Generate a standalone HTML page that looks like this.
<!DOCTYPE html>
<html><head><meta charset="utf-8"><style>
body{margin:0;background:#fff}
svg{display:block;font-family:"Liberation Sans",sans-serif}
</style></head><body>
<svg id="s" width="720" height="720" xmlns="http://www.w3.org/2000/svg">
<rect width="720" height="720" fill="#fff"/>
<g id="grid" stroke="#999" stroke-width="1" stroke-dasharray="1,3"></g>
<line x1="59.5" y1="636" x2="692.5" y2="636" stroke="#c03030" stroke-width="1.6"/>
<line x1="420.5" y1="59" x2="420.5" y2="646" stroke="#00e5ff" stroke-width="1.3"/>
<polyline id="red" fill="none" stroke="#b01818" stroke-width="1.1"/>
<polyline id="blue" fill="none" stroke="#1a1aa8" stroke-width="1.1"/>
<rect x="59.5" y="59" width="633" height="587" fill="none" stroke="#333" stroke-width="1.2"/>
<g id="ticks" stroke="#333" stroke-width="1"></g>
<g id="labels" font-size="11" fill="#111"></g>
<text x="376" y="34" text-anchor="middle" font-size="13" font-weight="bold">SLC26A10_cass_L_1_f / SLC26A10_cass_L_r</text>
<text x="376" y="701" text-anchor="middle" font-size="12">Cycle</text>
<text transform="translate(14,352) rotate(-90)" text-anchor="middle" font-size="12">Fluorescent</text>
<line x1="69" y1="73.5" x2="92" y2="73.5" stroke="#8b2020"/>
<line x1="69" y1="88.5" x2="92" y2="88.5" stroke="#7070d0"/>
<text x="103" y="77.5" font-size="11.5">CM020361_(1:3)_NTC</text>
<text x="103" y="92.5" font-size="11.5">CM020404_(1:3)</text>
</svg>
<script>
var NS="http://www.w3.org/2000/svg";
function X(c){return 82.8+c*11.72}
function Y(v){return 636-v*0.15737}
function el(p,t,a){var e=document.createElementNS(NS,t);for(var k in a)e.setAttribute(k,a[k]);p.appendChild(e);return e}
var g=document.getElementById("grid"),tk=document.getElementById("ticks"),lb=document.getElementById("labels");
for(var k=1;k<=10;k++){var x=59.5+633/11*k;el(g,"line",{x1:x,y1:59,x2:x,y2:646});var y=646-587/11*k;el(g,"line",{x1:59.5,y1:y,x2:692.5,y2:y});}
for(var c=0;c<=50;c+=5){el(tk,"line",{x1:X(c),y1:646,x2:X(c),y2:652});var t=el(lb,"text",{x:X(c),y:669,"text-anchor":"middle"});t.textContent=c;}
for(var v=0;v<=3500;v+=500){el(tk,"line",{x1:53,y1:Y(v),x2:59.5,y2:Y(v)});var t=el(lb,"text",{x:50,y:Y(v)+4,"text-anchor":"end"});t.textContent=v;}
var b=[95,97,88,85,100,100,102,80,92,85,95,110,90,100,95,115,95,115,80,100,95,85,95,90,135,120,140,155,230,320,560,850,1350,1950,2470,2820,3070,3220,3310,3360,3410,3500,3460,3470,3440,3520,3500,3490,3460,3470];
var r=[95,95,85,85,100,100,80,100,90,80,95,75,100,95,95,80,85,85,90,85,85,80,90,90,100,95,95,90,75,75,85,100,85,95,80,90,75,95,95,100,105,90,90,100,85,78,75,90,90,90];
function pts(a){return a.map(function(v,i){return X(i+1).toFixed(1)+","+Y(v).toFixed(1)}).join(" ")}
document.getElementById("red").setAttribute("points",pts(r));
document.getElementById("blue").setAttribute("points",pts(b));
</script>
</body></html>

┄┄┄┄┄┄┄┄┄┄┄┄┄┄┄┄┄┄┄┄

» **YOUR INSTRUCTIONS**:
Write out the whole listing again, exactly as it stands.

» **CORRECT RESULT**:
Generate a standalone HTML page that looks like this.
<!DOCTYPE html>
<html><head><meta charset="utf-8"><style>
body{margin:0;background:#fff}
svg{display:block;font-family:"Liberation Sans",sans-serif}
</style></head><body>
<svg id="s" width="720" height="720" xmlns="http://www.w3.org/2000/svg">
<rect width="720" height="720" fill="#fff"/>
<g id="grid" stroke="#999" stroke-width="1" stroke-dasharray="1,3"></g>
<line x1="59.5" y1="636" x2="692.5" y2="636" stroke="#c03030" stroke-width="1.6"/>
<line x1="420.5" y1="59" x2="420.5" y2="646" stroke="#00e5ff" stroke-width="1.3"/>
<polyline id="red" fill="none" stroke="#b01818" stroke-width="1.1"/>
<polyline id="blue" fill="none" stroke="#1a1aa8" stroke-width="1.1"/>
<rect x="59.5" y="59" width="633" height="587" fill="none" stroke="#333" stroke-width="1.2"/>
<g id="ticks" stroke="#333" stroke-width="1"></g>
<g id="labels" font-size="11" fill="#111"></g>
<text x="376" y="34" text-anchor="middle" font-size="13" font-weight="bold">SLC26A10_cass_L_1_f / SLC26A10_cass_L_r</text>
<text x="376" y="701" text-anchor="middle" font-size="12">Cycle</text>
<text transform="translate(14,352) rotate(-90)" text-anchor="middle" font-size="12">Fluorescent</text>
<line x1="69" y1="73.5" x2="92" y2="73.5" stroke="#8b2020"/>
<line x1="69" y1="88.5" x2="92" y2="88.5" stroke="#7070d0"/>
<text x="103" y="77.5" font-size="11.5">CM020361_(1:3)_NTC</text>
<text x="103" y="92.5" font-size="11.5">CM020404_(1:3)</text>
</svg>
<script>
var NS="http://www.w3.org/2000/svg";
function X(c){return 82.8+c*11.72}
function Y(v){return 636-v*0.15737}
function el(p,t,a){var e=document.createElementNS(NS,t);for(var k in a)e.setAttribute(k,a[k]);p.appendChild(e);return e}
var g=document.getElementById("grid"),tk=document.getElementById("ticks"),lb=document.getElementById("labels");
for(var k=1;k<=10;k++){var x=59.5+633/11*k;el(g,"line",{x1:x,y1:59,x2:x,y2:646});var y=646-587/11*k;el(g,"line",{x1:59.5,y1:y,x2:692.5,y2:y});}
for(var c=0;c<=50;c+=5){el(tk,"line",{x1:X(c),y1:646,x2:X(c),y2:652});var t=el(lb,"text",{x:X(c),y:669,"text-anchor":"middle"});t.textContent=c;}
for(var v=0;v<=3500;v+=500){el(tk,"line",{x1:53,y1:Y(v),x2:59.5,y2:Y(v)});var t=el(lb,"text",{x:50,y:Y(v)+4,"text-anchor":"end"});t.textContent=v;}
var b=[95,97,88,85,100,100,102,80,92,85,95,110,90,100,95,115,95,115,80,100,95,85,95,90,135,120,140,155,230,320,560,850,1350,1950,2470,2820,3070,3220,3310,3360,3410,3500,3460,3470,3440,3520,3500,3490,3460,3470];
var r=[95,95,85,85,100,100,80,100,90,80,95,75,100,95,95,80,85,85,90,85,85,80,90,90,100,95,95,90,75,75,85,100,85,95,80,90,75,95,95,100,105,90,90,100,85,78,75,90,90,90];
function pts(a){return a.map(function(v,i){return X(i+1).toFixed(1)+","+Y(v).toFixed(1)}).join(" ")}
document.getElementById("red").setAttribute("points",pts(r));
document.getElementById("blue").setAttribute("points",pts(b));
</script>
</body></html>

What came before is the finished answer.